Mary Strachan Scriver said...

Dave Lull, superlibrarian, supplies this link for those who are interested in a pastor who turns away from Hell.

http://www.thislife.org/Radio_Episode.aspx?episode=304

Thanks, Dave!

Prairie Mary

Mary Strachan Scriver said...

tAnd reading the copy on "This American Life, I see that the Reverend is in Tulsa, not LA.

Prairie Mary

Whisky Prajer said...

Sartre's "Hell is other people" certainly applies when anyone like this Reverend attempts to stay within an inerrant congregation.

Art Durkee said...

This experience validates my own sense that lots of Bible fundamentalists are attracted to having a set of easy answers they don't have to think about. It's not that they're incapable of thinking. It's that they don't want to. I view this as willful ignorance rather than genuine ignorance. "Don't confuse me with the facts!" I've seen this in more than one dialogue I've had with such folks, over the years.

The problem is, this attitude closes the door to dialogue about so many things beyond theology, up to and including civil rights. It makes some people impervious not only to reason and logic, but to discussion. You either agree with them or you're declared anathema.

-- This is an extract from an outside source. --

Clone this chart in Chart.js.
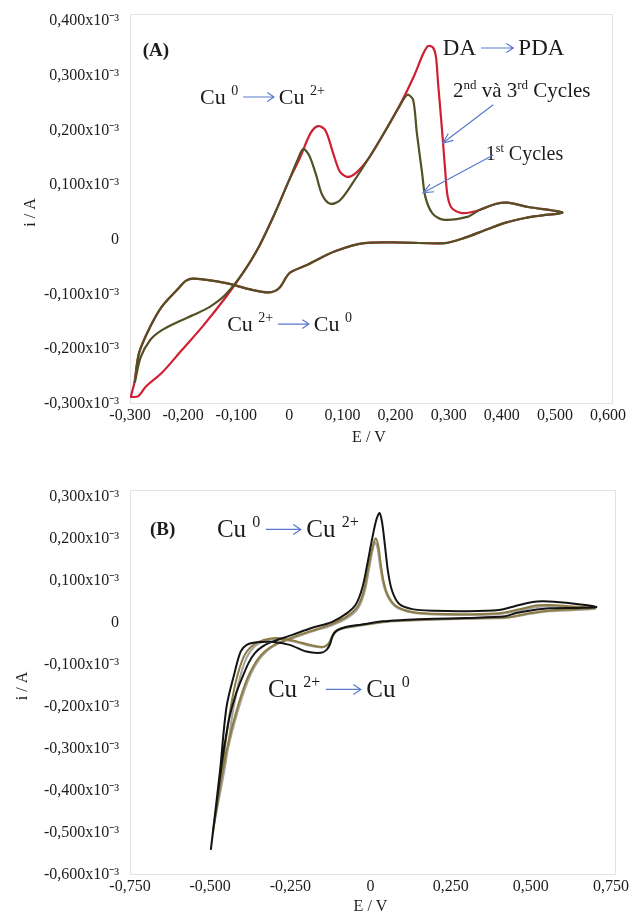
<!DOCTYPE html>
<html lang="vi">
<head>
  <meta charset="UTF-8" />
  <title>CV Cu / DA</title>
  <script src="https://cdn.jsdelivr.net/npm/chart.js"></script>
  <style>
    * { margin: 0; padding: 0; box-sizing: border-box; }
    body { width: 633px; height: 916px; background: #fff; position: relative; overflow: hidden; }
    .panel { position: absolute; left: 0; width: 633px; }
    #panelA { top: 0; height: 455px; }
    #panelB { top: 455px; height: 461px; }
  </style>
</head>
<body>
  <div class="panel" id="panelA"><canvas id="chartA" width="633" height="455"></canvas></div>
  <div class="panel" id="panelB"><canvas id="chartB" width="633" height="461"></canvas></div>

  <script>
    // ---- panel (A): E in V, i in units of 10^-3 A ----
    // 1st cycle (olive): forward scan then reverse scan
    const aOliveE = [-0.291, -0.280, -0.262, -0.240, -0.210, -0.180, -0.149, -0.120, -0.087, -0.057, -0.027, 0.000, 0.015, 0.026, 0.037, 0.050, 0.062, 0.077, 0.095, 0.120, 0.150, 0.180, 0.205, 0.222, 0.233, 0.240, 0.250, 0.256, 0.269, 0.289, 0.335, 0.359, 0.390, 0.410, 0.450, 0.514,
      0.470, 0.444, 0.406, 0.369, 0.331, 0.293, 0.216, 0.141, 0.086, 0.033, 0.000, -0.019, -0.038, -0.072, -0.119, -0.180, -0.195, -0.210, -0.240, -0.262, -0.283, -0.291];
    const aOliveI = [-0.261, -0.215, -0.183, -0.165, -0.150, -0.137, -0.122, -0.100, -0.060, -0.012, 0.049, 0.110, 0.145, 0.166, 0.155, 0.120, 0.082, 0.066, 0.072, 0.105, 0.150, 0.198, 0.240, 0.265, 0.256, 0.196, 0.122, 0.079, 0.049, 0.037, 0.042, 0.055, 0.066, 0.068, 0.060, 0.050,
      0.044, 0.040, 0.031, 0.018, 0.004, -0.006, -0.005, -0.006, -0.021, -0.046, -0.061, -0.088, -0.096, -0.091, -0.079, -0.071, -0.075, -0.090, -0.122, -0.159, -0.207, -0.261];
    // 2nd and 3rd cycles (red)
    const aRedE = [-0.300, -0.285, -0.270, -0.240, -0.202, -0.164, -0.119, -0.087, -0.057, -0.027, 0.000, 0.020, 0.040, 0.054, 0.068, 0.082, 0.095, 0.109, 0.125, 0.150, 0.180, 0.210, 0.235, 0.252, 0.261, 0.270, 0.276, 0.280, 0.285, 0.289, 0.294, 0.298, 0.306, 0.325, 0.345, 0.359, 0.390, 0.410, 0.450, 0.514,
      0.470, 0.444, 0.406, 0.369, 0.331, 0.293, 0.216, 0.141, 0.086, 0.033, 0.000, -0.019, -0.038, -0.072, -0.119, -0.180, -0.195, -0.210, -0.240, -0.262, -0.283, -0.292, -0.299];
    const aRedI = [-0.287, -0.286, -0.268, -0.243, -0.201, -0.159, -0.104, -0.060, -0.012, 0.049, 0.110, 0.150, 0.195, 0.208, 0.200, 0.160, 0.125, 0.115, 0.122, 0.150, 0.198, 0.250, 0.300, 0.340, 0.354, 0.352, 0.335, 0.287, 0.230, 0.183, 0.120, 0.080, 0.058, 0.049, 0.051, 0.055, 0.066, 0.068, 0.060, 0.050,
      0.044, 0.040, 0.031, 0.018, 0.004, -0.006, -0.005, -0.006, -0.021, -0.046, -0.061, -0.088, -0.096, -0.091, -0.079, -0.071, -0.075, -0.090, -0.122, -0.159, -0.207, -0.262, -0.288];

    // ---- panel (B) ----
    const bBlackE = [-0.498, -0.485, -0.470, -0.455, -0.440, -0.420, -0.400, -0.380, -0.360, -0.335, -0.308, -0.246, -0.184, -0.121, -0.072, -0.045, -0.025, -0.010, 0.005, 0.018, 0.028, 0.036, 0.045, 0.055, 0.068, 0.090, 0.130, 0.200, 0.300, 0.400, 0.450, 0.505, 0.540, 0.610, 0.704,
      0.650, 0.560, 0.500, 0.455, 0.420, 0.300, 0.200, 0.100, 0.040, -0.030, -0.080, -0.105, -0.118, -0.126, -0.137, -0.155, -0.200, -0.252, -0.305, -0.355, -0.386, -0.405, -0.424, -0.449, -0.470, -0.498];
    const bBlackI = [-0.540, -0.460, -0.370, -0.290, -0.225, -0.170, -0.130, -0.095, -0.071, -0.055, -0.045, -0.029, -0.012, 0.002, 0.024, 0.045, 0.085, 0.140, 0.200, 0.245, 0.262, 0.240, 0.185, 0.120, 0.075, 0.045, 0.033, 0.029, 0.028, 0.031, 0.040, 0.050, 0.052, 0.048, 0.038,
      0.036, 0.035, 0.030, 0.024, 0.016, 0.012, 0.010, 0.007, 0.004, -0.004, -0.010, -0.018, -0.030, -0.050, -0.064, -0.071, -0.068, -0.052, -0.045, -0.046, -0.052, -0.068, -0.119, -0.200, -0.357, -0.540];
    const bOliveE = [-0.492, -0.475, -0.458, -0.440, -0.420, -0.400, -0.380, -0.355, -0.330, -0.300, -0.250, -0.190, -0.125, -0.075, -0.040, -0.020, -0.005, 0.008, 0.016, 0.024, 0.032, 0.042, 0.055, 0.080, 0.130, 0.200, 0.300, 0.400, 0.460, 0.520, 0.560, 0.620, 0.700,
      0.640, 0.560, 0.500, 0.455, 0.420, 0.300, 0.200, 0.100, 0.040, -0.030, -0.085, -0.110, -0.122, -0.132, -0.150, -0.190, -0.240, -0.290, -0.330, -0.365, -0.395, -0.420, -0.440, -0.460, -0.492];
    const bOliveI = [-0.500, -0.420, -0.340, -0.275, -0.215, -0.165, -0.125, -0.090, -0.068, -0.052, -0.036, -0.020, -0.004, 0.015, 0.040, 0.080, 0.140, 0.185, 0.202, 0.185, 0.140, 0.095, 0.065, 0.040, 0.026, 0.022, 0.021, 0.023, 0.032, 0.042, 0.043, 0.040, 0.036,
      0.033, 0.030, 0.024, 0.017, 0.013, 0.011, 0.009, 0.006, 0.003, -0.005, -0.012, -0.020, -0.035, -0.050, -0.057, -0.052, -0.042, -0.036, -0.040, -0.052, -0.080, -0.140, -0.220, -0.330, -0.500];
    const bGrayE = [-0.488, -0.470, -0.452, -0.432, -0.412, -0.392, -0.372, -0.348, -0.322, -0.292, -0.245, -0.185, -0.122, -0.072, -0.038, -0.018, -0.004, 0.007, 0.014, 0.022, 0.030, 0.040, 0.054, 0.080, 0.130, 0.200, 0.300, 0.400, 0.460, 0.520, 0.560, 0.620, 0.700,
      0.640, 0.560, 0.500, 0.455, 0.420, 0.300, 0.200, 0.100, 0.040, -0.030, -0.085, -0.108, -0.120, -0.130, -0.148, -0.190, -0.240, -0.290, -0.325, -0.360, -0.388, -0.412, -0.432, -0.452, -0.488];
    const bGrayI = [-0.480, -0.400, -0.325, -0.260, -0.205, -0.158, -0.120, -0.088, -0.066, -0.051, -0.037, -0.021, -0.006, 0.012, 0.036, 0.075, 0.130, 0.175, 0.192, 0.178, 0.135, 0.092, 0.062, 0.038, 0.025, 0.020, 0.019, 0.021, 0.029, 0.038, 0.040, 0.038, 0.034,
      0.031, 0.028, 0.022, 0.016, 0.012, 0.010, 0.008, 0.005, 0.002, -0.006, -0.013, -0.021, -0.036, -0.051, -0.058, -0.054, -0.044, -0.038, -0.042, -0.055, -0.085, -0.145, -0.225, -0.335, -0.480];

    const serif = "'Liberation Serif', 'Times New Roman', serif";
    const ink = '#1c1c1c';
    const arrowBlue = '#5a78cc';

    function pts(es, is) {
      return es.map((e, k) => ({ x: e, y: is[k] }));
    }
    function fmtE(v) {
      return Math.abs(v) < 1e-9 ? '0' : v.toFixed(3).replace('.', ',');
    }
    function fmtI(v) {
      return Math.abs(v) < 1e-9 ? '0' : v.toFixed(3).replace('.', ',') + 'x10⁻³';
    }

    // light frame round the plot area
    const framePlugin = {
      id: 'frame',
      beforeDatasetsDraw(chart) {
        const a = chart.chartArea, ctx = chart.ctx;
        ctx.save();
        ctx.strokeStyle = '#e3e3e3';
        ctx.lineWidth = 1;
        ctx.strokeRect(a.left + 0.5, a.top - 6.5, a.right - a.left + 4, a.bottom - a.top + 6);
        ctx.restore();
      }
    };

    // text notes with superscripts and blue arrows
    const notesPlugin = {
      id: 'notes',
      afterDatasetsDraw(chart, args, opts) {
        const ctx = chart.ctx, sx = chart.scales.x, sy = chart.scales.y;
        ctx.save();
        ctx.textBaseline = 'alphabetic';
        (opts.items || []).forEach(it => {
          let px = sx.getPixelForValue(it.e);
          const py = sy.getPixelForValue(it.i);
          const size = it.size, weight = it.bold ? 'bold ' : '';
          it.runs.forEach(r => {
            if (r[0] === 'a') {
              const len = size * 1.4, gap = size * 0.22, ay = py - size * 0.3;
              ctx.strokeStyle = arrowBlue;
              ctx.lineWidth = 1.2;
              ctx.beginPath();
              ctx.moveTo(px + gap, ay);
              ctx.lineTo(px + gap + len, ay);
              ctx.moveTo(px + gap + len - size * 0.3, ay - size * 0.2);
              ctx.lineTo(px + gap + len, ay);
              ctx.lineTo(px + gap + len - size * 0.3, ay + size * 0.2);
              ctx.stroke();
              px += len + gap * 2;
            } else if (r[0] === 's') {
              const fs = Math.round(size * 0.62);
              ctx.font = weight + fs + 'px ' + serif;
              ctx.fillStyle = ink;
              ctx.fillText(r[1], px, py - size * 0.38);
              px += ctx.measureText(r[1]).width;
            } else {
              ctx.font = weight + size + 'px ' + serif;
              ctx.fillStyle = ink;
              ctx.fillText(r[1], px, py);
              px += ctx.measureText(r[1]).width;
            }
          });
        });
        (opts.pointers || []).forEach(p => {
          const x0 = sx.getPixelForValue(p.from[0]), y0 = sy.getPixelForValue(p.from[1]);
          const x1 = sx.getPixelForValue(p.to[0]), y1 = sy.getPixelForValue(p.to[1]);
          const ang = Math.atan2(y1 - y0, x1 - x0);
          ctx.strokeStyle = arrowBlue;
          ctx.lineWidth = 1.2;
          ctx.beginPath();
          ctx.moveTo(x0, y0);
          ctx.lineTo(x1, y1);
          ctx.moveTo(x1 - 11 * Math.cos(ang - 0.4), y1 - 11 * Math.sin(ang - 0.4));
          ctx.lineTo(x1, y1);
          ctx.lineTo(x1 - 11 * Math.cos(ang + 0.4), y1 - 11 * Math.sin(ang + 0.4));
          ctx.stroke();
        });
        ctx.restore();
      }
    };

    function makeChart(id, c) {
      const tickFont = { family: serif, size: 16 };
      return new Chart(document.getElementById(id), {
        type: 'scatter',
        data: { datasets: c.datasets },
        options: {
          responsive: false,
          animation: false,
          layout: { padding: { top: c.top, right: c.right, left: 0, bottom: 0 } },
          elements: { point: { radius: 0 }, line: { tension: 0.3, fill: false } },
          plugins: { legend: { display: false }, tooltip: { enabled: false }, notes: c.notes },
          scales: {
            x: {
              type: 'linear', min: c.xMin, max: c.xMax,
              ticks: { stepSize: c.xStep, callback: fmtE, font: tickFont, color: ink, padding: 2, maxRotation: 0, autoSkip: false },
              grid: { display: false, drawTicks: false },
              border: { display: false },
              title: { display: true, text: 'E / V', font: { family: serif, size: 16 }, color: ink, padding: { top: 0, bottom: c.xTitlePad } },
              afterFit: s => { s.height = c.xH; }
            },
            y: {
              type: 'linear', min: c.yMin, max: c.yMax,
              ticks: { stepSize: 0.1, callback: fmtI, font: tickFont, color: ink, padding: 11, autoSkip: false },
              grid: { display: false, drawTicks: false },
              border: { display: false },
              title: { display: true, text: 'i / A', font: { family: serif, size: 16 }, color: ink, padding: { top: c.yTitlePad, bottom: 0 } },
              afterFit: s => { s.width = 130; }
            }
          }
        },
        plugins: [framePlugin, notesPlugin]
      });
    }

    makeChart('chartA', {
      xMin: -0.3, xMax: 0.6, xStep: 0.1, yMin: -0.3, yMax: 0.4,
      top: 21, right: 25, xH: 51, xTitlePad: 8, yTitlePad: 21,
      datasets: [
        { data: pts(aOliveE, aOliveI), showLine: true, borderColor: '#545026', borderWidth: 2.2 },
        { data: pts(aRedE, aRedI), showLine: true, borderColor: '#cf1f33', borderWidth: 2.2 }
      ],
      notes: {
        items: [
          { e: -0.276, i: 0.336, size: 19, bold: true, runs: [['t', '(A)']] },
          { e: -0.168, i: 0.249, size: 22, runs: [['t', 'Cu '], ['s', '0'], ['a'], ['t', 'Cu '], ['s', '2+']] },
          { e: 0.289, i: 0.338, size: 23, runs: [['t', 'DA'], ['a'], ['t', 'PDA']] },
          { e: 0.308, i: 0.261, size: 21, runs: [['t', '2'], ['s', 'nd'], ['t', ' và 3'], ['s', 'rd'], ['t', ' Cycles']] },
          { e: 0.370, i: 0.146, size: 20, runs: [['t', '1'], ['s', 'st'], ['t', ' Cycles']] },
          { e: -0.117, i: -0.166, size: 22, runs: [['t', 'Cu '], ['s', '2+'], ['a'], ['t', 'Cu '], ['s', '0']] }
        ],
        pointers: [
          { from: [0.384, 0.247], to: [0.289, 0.177] },
          { from: [0.384, 0.155], to: [0.252, 0.086] }
        ]
      }
    });

    makeChart('chartB', {
      xMin: -0.75, xMax: 0.75, xStep: 0.25, yMin: -0.6, yMax: 0.3,
      top: 42, right: 22, xH: 41, xTitlePad: 0, yTitlePad: 13,
      datasets: [
        { data: pts(bBlackE, bBlackI), showLine: true, borderColor: '#141414', borderWidth: 2 },
        { data: pts(bOliveE, bOliveI), showLine: true, borderColor: '#8c7b43', borderWidth: 2 },
        { data: pts(bGrayE, bGrayI), showLine: true, borderColor: '#a4a49c', borderWidth: 2 }
      ],
      notes: {
        items: [
          { e: -0.688, i: 0.210, size: 19, bold: true, runs: [['t', '(B)']] },
          { e: -0.479, i: 0.205, size: 25, runs: [['t', 'Cu '], ['s', '0'], ['a'], ['t', 'Cu '], ['s', '2+']] },
          { e: -0.320, i: -0.176, size: 25, runs: [['t', 'Cu '], ['s', '2+'], ['a'], ['t', 'Cu '], ['s', '0']] }
        ]
      }
    });
  </script>
</body>
</html>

You either drink their kool aid or you're going to heck.

Lately I've encountered a gay man who is so virulently anti-Christian in his rhetoric—he calls it the "Christian Occult" in capital letters—that any expression of belief or faith, not even Christianity, as well any attempt to point out that not all Christians are gay-hating mind-controlling zealots, gets you literally banned from his discussions. It's his way or the highway.

The irony of course is that none of these folks see that the style of rhetoric they're using is identical to those of groups they personally reject. The content is flipped, but not the kool aid.